Book Markers 06.30.11
It Begins With the Aldas
Tomorrow Bridgehampton’s most famous residents, Arlene and Alan Alda, will open this year’s iteration of the hamlet’s venerable series of readings, Fridays at Five, at the Hampton Library. (Most generous residents, too, many would say, making sizable donations as they have to the Children’s Museum of the East End and to the library itself, where a room is named after them.)
Ms. Alda will read her new children’s book, “Lulu’s Piano Lesson.” Her titles include “Here a Face, There a Face,” full of photos of charming anthropomorphism, from Tunda Books.

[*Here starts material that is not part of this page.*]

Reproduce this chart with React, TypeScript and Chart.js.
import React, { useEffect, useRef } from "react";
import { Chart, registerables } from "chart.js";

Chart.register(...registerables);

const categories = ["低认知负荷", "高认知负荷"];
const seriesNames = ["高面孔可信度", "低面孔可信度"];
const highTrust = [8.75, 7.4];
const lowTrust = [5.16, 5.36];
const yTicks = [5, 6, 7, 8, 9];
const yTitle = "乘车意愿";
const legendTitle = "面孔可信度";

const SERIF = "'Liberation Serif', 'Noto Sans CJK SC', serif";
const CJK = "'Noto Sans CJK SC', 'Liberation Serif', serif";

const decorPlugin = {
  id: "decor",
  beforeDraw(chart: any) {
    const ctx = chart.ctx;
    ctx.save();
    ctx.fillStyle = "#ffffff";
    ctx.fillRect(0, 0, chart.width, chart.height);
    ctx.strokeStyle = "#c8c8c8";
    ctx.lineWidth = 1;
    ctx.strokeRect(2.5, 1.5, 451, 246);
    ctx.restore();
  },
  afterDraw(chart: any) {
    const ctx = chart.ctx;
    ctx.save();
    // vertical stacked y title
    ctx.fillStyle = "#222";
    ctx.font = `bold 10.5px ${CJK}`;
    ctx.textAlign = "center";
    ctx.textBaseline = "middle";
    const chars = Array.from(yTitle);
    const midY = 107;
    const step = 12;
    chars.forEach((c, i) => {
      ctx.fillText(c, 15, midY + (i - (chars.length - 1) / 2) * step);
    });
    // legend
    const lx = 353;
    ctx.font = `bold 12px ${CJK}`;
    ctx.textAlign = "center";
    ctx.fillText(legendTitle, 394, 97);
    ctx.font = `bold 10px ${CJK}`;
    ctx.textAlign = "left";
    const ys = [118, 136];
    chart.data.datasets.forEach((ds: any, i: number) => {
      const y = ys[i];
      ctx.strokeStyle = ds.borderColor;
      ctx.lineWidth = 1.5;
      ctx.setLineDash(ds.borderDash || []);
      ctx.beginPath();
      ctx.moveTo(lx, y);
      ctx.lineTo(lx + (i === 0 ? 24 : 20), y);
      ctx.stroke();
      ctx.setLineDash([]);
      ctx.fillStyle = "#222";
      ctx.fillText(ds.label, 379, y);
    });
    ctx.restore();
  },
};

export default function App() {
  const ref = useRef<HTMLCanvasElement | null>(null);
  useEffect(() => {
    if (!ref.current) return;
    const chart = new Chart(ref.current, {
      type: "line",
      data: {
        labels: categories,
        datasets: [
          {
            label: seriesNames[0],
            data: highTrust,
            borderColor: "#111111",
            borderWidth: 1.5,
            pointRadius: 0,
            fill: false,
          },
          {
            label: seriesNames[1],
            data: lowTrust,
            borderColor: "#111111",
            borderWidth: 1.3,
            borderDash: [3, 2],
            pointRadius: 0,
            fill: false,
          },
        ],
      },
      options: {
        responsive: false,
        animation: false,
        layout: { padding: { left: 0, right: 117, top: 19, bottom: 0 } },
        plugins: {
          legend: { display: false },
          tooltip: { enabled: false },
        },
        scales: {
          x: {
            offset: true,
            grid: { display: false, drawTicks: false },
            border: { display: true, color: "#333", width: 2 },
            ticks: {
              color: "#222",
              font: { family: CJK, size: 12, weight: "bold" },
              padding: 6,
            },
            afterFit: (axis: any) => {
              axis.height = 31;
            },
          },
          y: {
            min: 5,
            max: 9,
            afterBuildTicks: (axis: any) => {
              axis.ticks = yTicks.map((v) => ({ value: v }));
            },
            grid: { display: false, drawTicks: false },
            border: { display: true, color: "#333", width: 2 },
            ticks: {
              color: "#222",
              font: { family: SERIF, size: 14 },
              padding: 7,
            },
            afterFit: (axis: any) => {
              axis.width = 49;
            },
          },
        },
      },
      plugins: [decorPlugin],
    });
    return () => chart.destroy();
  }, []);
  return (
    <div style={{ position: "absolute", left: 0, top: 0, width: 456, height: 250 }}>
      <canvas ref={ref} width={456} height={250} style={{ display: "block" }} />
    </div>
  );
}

Her husband will read essays from his 2007 collection, “Things I Overheard While Talking to Myself.” The couple will answer questions and sign copies, too.
The cost is $15. Drinks will be available on the library’s back lawn, as ever, under that big old Norway maple.

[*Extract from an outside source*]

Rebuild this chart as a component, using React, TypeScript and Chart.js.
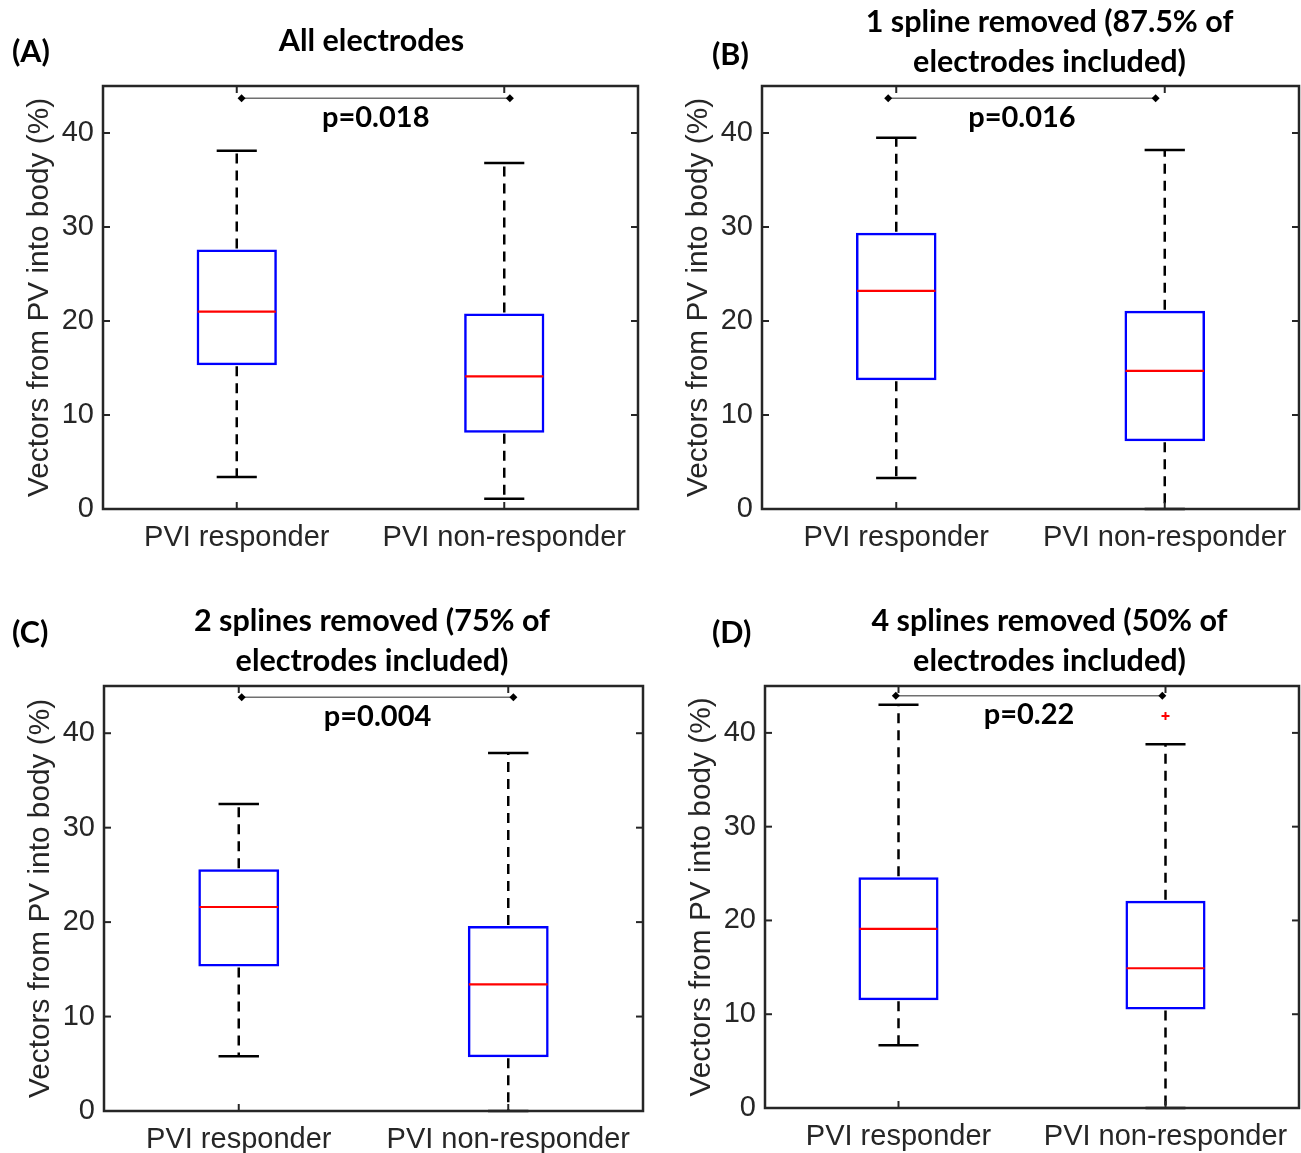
import React, { useEffect, useRef } from 'react';
import { Chart, registerables } from 'chart.js';

Chart.register(...registerables);

// ---------- data ----------
const categories = ['PVI responder', 'PVI non-responder'];
const yTicks = [0, 10, 20, 30, 40];
const yMin = 0;
const yMax = 45;
const yLabel = 'Vectors from PV into body (%)';

const panelLetters = ['(A)', '(B)', '(C)', '(D)'];
const panelTitles = [
  ['All electrodes'],
  ['1 spline removed (87.5% of', 'electrodes included)'],
  ['2 splines removed (75% of', 'electrodes included)'],
  ['4 splines removed (50% of', 'electrodes included)'],
];
const pValueLabels = ['p=0.018', 'p=0.016', 'p=0.004', 'p=0.22'];

// per panel: [responder, non-responder]
const whiskerLow = [[3.4, 1.1], [3.3, 0], [5.8, 0], [6.7, 0]];
const quartile1 = [[15.3, 8.1], [13.7, 7.2], [15.3, 5.7], [11.5, 10.5]];
const medians = [[21.0, 14.1], [23.2, 14.7], [21.6, 13.4], [19.1, 14.9]];
const quartile3 = [[27.6, 20.8], [29.4, 21.1], [25.6, 19.6], [24.6, 22.1]];
const whiskerHigh = [[38.1, 36.8], [39.5, 38.2], [32.5, 37.9], [43.0, 38.8]];
const outliers = [[[], []], [[], []], [[], []], [[], [41.8]]];

// significance brackets (category index units) and height
const bracketX = [[0.018, 1.021], [-0.03, 0.966], [0.011, 1.019], [-0.01, 0.988]];
const bracketY = [43.7, 43.7, 43.8, 43.95];

// ---------- layout (positions / styles) ----------
const panelLayout = [
  { left: 0, top: 0, width: 650, height: 576, area: { left: 103, right: 638, top: 86, bottom: 509 }, titleX: 371.5, titleY: [41], letter: [12, 52] },
  { left: 650, top: 0, width: 651, height: 576, area: { left: 112, right: 649, top: 86, bottom: 509 }, titleX: 399.5, titleY: [22, 62], letter: [62, 55] },
  { left: 0, top: 576, width: 650, height: 577, area: { left: 104, right: 643, top: 110, bottom: 535 }, titleX: 372, titleY: [45, 85], letter: [12, 57] },
  { left: 650, top: 576, width: 651, height: 577, area: { left: 115, right: 649, top: 110, bottom: 532 }, titleX: 399.5, titleY: [45, 85], letter: [62, 57] },
];

const AXIS_COLOR = '#262626';
const AXIS_FONT = 'Liberation Sans';
const BOLD_FONT = 'Lato';
const Y_AXIS_WIDTH = 103;

const matlabBoxPlugin = {
  id: 'matlabBox',
  afterDatasetsDraw(chart: any, _args: any, opts: any) {
    const { ctx, chartArea: a, scales } = chart;
    const x = scales.x;
    const y = scales.y;
    const meta = chart.getDatasetMeta(0);
    const line = (x1: number, y1: number, x2: number, y2: number) => {
      ctx.beginPath();
      ctx.moveTo(x1, y1);
      ctx.lineTo(x2, y2);
      ctx.stroke();
    };
    ctx.save();
    ctx.lineCap = 'butt';
    opts.low.forEach((lo: number, i: number) => {
      const bar = meta.data[i];
      const cx = x.getPixelForValue(i);
      const w = bar.width;
      const yHi = y.getPixelForValue(opts.high[i]);
      const yLo = y.getPixelForValue(lo);
      // whiskers
      ctx.strokeStyle = '#000';
      ctx.lineWidth = 2.5;
      ctx.setLineDash([10, 7]);
      line(cx, y.getPixelForValue(opts.q3[i]) - 1, cx, yHi);
      line(cx, y.getPixelForValue(opts.q1[i]) + 1, cx, yLo);
      ctx.setLineDash([]);
      // caps
      line(cx - w / 4, yHi, cx + w / 4, yHi);
      line(cx - w / 4, yLo, cx + w / 4, yLo);
      // median
      ctx.strokeStyle = '#ff0000';
      ctx.lineWidth = 2.2;
      const ym = y.getPixelForValue(opts.median[i]);
      line(bar.x - w / 2 + 1, ym, bar.x + w / 2 - 1, ym);
      // outliers
      ctx.lineWidth = 2;
      (opts.outliers[i] || []).forEach((v: number) => {
        const py = y.getPixelForValue(v);
        line(cx - 4, py, cx + 4, py);
        line(cx, py - 4, cx, py + 4);
      });
    });

    // frame + inward ticks
    ctx.strokeStyle = AXIS_COLOR;
    ctx.lineWidth = 2.5;
    ctx.strokeRect(a.left, a.top, a.right - a.left, a.bottom - a.top);
    ctx.lineWidth = 2;
    const tl = 7;
    yTicks.forEach((v) => {
      const py = y.getPixelForValue(v);
      line(a.left, py, a.left + tl, py);
      line(a.right, py, a.right - tl, py);
    });
    categories.forEach((_c, i) => {
      const px = x.getPixelForValue(i);
      line(px, a.bottom, px, a.bottom - tl);
      line(px, a.top, px, a.top + tl);
    });

    // significance bracket
    const bx1 = x.getPixelForValue(opts.bracketX[0]);
    const bx2 = x.getPixelForValue(opts.bracketX[1]);
    const by = y.getPixelForValue(opts.bracketY);
    ctx.strokeStyle = '#707070';
    ctx.lineWidth = 1.5;
    line(bx1, by, bx2, by);
    ctx.fillStyle = '#000';
    [bx1, bx2].forEach((bx) => {
      ctx.beginPath();
      ctx.moveTo(bx - 4, by);
      ctx.lineTo(bx, by - 4);
      ctx.lineTo(bx + 4, by);
      ctx.lineTo(bx, by + 4);
      ctx.closePath();
      ctx.fill();
    });
    ctx.textBaseline = 'middle';
    ctx.font = `bold 29px ${BOLD_FONT}`;
    ctx.textAlign = 'center';
    ctx.fillText(opts.pLabel, (bx1 + bx2) / 2, by + 19);

    // title
    ctx.font = `bold 30.5px ${BOLD_FONT}`;
    opts.title.forEach((t: string, k: number) => {
      ctx.fillText(t, opts.titleX, opts.titleY[k]);
    });

    // panel letter
    ctx.textAlign = 'left';
    ctx.fillText(opts.letter, opts.letterPos[0], opts.letterPos[1]);
    ctx.restore();
  },
};

function buildConfig(i: number): any {
  const L = panelLayout[i];
  return {
    type: 'bar',
    data: {
      labels: categories,
      datasets: [
        {
          data: categories.map((_c, k) => [quartile1[i][k], quartile3[i][k]]),
          backgroundColor: 'rgba(0,0,0,0)',
          borderColor: '#0000ff',
          borderWidth: 2.5,
          borderSkipped: false,
          barPercentage: 0.3,
          categoryPercentage: 1,
        },
      ],
    },
    plugins: [matlabBoxPlugin],
    options: {
      responsive: false,
      animation: false,
      devicePixelRatio: 1,
      events: [],
      layout: {
        padding: { left: L.area.left - Y_AXIS_WIDTH, right: L.width - L.area.right, top: L.area.top, bottom: 0 },
      },
      plugins: {
        legend: { display: false },
        tooltip: { enabled: false },
        title: { display: false },
        matlabBox: {
          low: whiskerLow[i],
          q1: quartile1[i],
          median: medians[i],
          q3: quartile3[i],
          high: whiskerHigh[i],
          outliers: outliers[i],
          bracketX: bracketX[i],
          bracketY: bracketY[i],
          pLabel: pValueLabels[i],
          title: panelTitles[i],
          titleX: L.titleX,
          titleY: L.titleY,
          letter: panelLetters[i],
          letterPos: L.letter,
        },
      },
      scales: {
        x: {
          type: 'category',
          offset: true,
          grid: { display: false, drawTicks: false },
          border: { display: false },
          ticks: {
            color: AXIS_COLOR,
            font: { family: AXIS_FONT, size: 29, lineHeight: 1.2 },
            padding: 12,
            maxRotation: 0,
            minRotation: 0,
            autoSkip: false,
          },
          afterFit: (s: any) => {
            s.height = L.height - L.area.bottom;
          },
        },
        y: {
          type: 'linear',
          min: yMin,
          max: yMax,
          grid: { display: false, drawTicks: false },
          border: { display: false },
          afterBuildTicks: (s: any) => {
            s.ticks = yTicks.map((v) => ({ value: v }));
          },
          ticks: {
            color: AXIS_COLOR,
            font: { family: AXIS_FONT, size: 29, lineHeight: 1.2 },
            padding: 9,
          },
          title: {
            display: true,
            text: yLabel,
            color: AXIS_COLOR,
            font: { family: AXIS_FONT, size: 29.8, lineHeight: 1.2 },
            padding: { top: 22, bottom: 0 },
          },
          afterFit: (s: any) => {
            s.width = Y_AXIS_WIDTH;
          },
        },
      },
    },
  };
}

function Panel({ index }: { index: number }) {
  const ref = useRef<HTMLCanvasElement | null>(null);
  useEffect(() => {
    if (!ref.current) return;
    const chart = new Chart(ref.current, buildConfig(index));
    return () => chart.destroy();
  }, [index]);
  const L = panelLayout[index];
  return (
    <canvas
      ref={ref}
      width={L.width}
      height={L.height}
      style={{ position: 'absolute', left: L.left, top: L.top, width: L.width, height: L.height }}
    />
  );
}

export default function App() {
  return (
    <div
      style={{
        position: 'absolute',
        left: 0,
        top: 0,
        width: 1301,
        height: 1153,
        background: '#ffffff',
        overflow: 'hidden',
      }}
    >
      {panelLayout.map((_p, i) => (
        <Panel key={i} index={i} />
      ))}
    </div>
  );
}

The series will continue on Friday, July 8, with Tom Clavin and Bob Drury’s new collaboration about the Vietnam War, “Last Men Out.” The authors to follow are David Reynolds (“Mightier Than the Sword”), Adam Haslett (“Union Atlantic”), and Colson Whitehead (“Sag Harbor”). August brings Pete Hamill with “Tabloid City” on the 5th, Gail Levin and “Lee Krasner: A Biography” on the 12th, and on the 19th Roger Rosenblatt with “Unless It Moves the Human Heart.”
Writing Your Life
Popular and peripatetic, Eileen Obser, that veteran writing instructor, will next set up (work) shop at the Southampton Cultural Center. On the syllabus? “Writing about your life.” As a release reminds us, “Writing your life stories is a gift to yourself, your loved ones, and to history.”

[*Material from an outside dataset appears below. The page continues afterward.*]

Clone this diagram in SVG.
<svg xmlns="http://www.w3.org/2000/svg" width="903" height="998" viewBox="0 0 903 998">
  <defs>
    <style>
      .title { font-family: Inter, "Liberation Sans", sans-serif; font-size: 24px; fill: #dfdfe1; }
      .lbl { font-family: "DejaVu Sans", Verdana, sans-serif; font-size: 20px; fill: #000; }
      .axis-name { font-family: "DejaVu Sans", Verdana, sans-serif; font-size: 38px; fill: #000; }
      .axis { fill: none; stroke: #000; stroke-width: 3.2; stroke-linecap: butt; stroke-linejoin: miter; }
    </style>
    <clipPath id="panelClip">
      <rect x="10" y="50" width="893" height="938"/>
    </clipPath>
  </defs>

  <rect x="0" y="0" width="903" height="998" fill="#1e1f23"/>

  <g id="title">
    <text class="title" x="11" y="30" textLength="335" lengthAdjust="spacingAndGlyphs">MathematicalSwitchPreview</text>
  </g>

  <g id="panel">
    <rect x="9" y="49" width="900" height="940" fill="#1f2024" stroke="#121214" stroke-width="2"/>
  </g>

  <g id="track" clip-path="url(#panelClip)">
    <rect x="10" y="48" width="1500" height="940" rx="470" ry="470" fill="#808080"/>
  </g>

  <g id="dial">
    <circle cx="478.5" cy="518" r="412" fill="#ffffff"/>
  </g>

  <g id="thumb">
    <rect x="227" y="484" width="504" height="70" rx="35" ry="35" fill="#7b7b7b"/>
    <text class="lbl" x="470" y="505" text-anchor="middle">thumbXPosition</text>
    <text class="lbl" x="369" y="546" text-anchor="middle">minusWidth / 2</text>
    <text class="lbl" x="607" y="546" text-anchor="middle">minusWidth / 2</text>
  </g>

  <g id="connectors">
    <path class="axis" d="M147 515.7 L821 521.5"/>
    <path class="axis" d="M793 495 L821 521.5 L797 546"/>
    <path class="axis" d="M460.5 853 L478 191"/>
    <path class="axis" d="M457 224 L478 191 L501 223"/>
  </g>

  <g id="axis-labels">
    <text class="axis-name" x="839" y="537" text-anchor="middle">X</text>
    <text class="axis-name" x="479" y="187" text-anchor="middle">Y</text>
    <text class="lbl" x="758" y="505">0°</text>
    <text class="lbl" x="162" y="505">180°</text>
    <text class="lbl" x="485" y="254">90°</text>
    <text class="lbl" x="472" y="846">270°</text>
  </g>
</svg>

The weekly classes start on Tuesday, from 1 to 3 p.m., and will run through July 26. The cost is $100. Registration is by phone at 287-4377 or by e-mail at [email protected].
Ms. Obser, whose own work has been published in this and other newspapers and in various journals, has been leading such workshops for more than 17 years. She lives in East Hampton.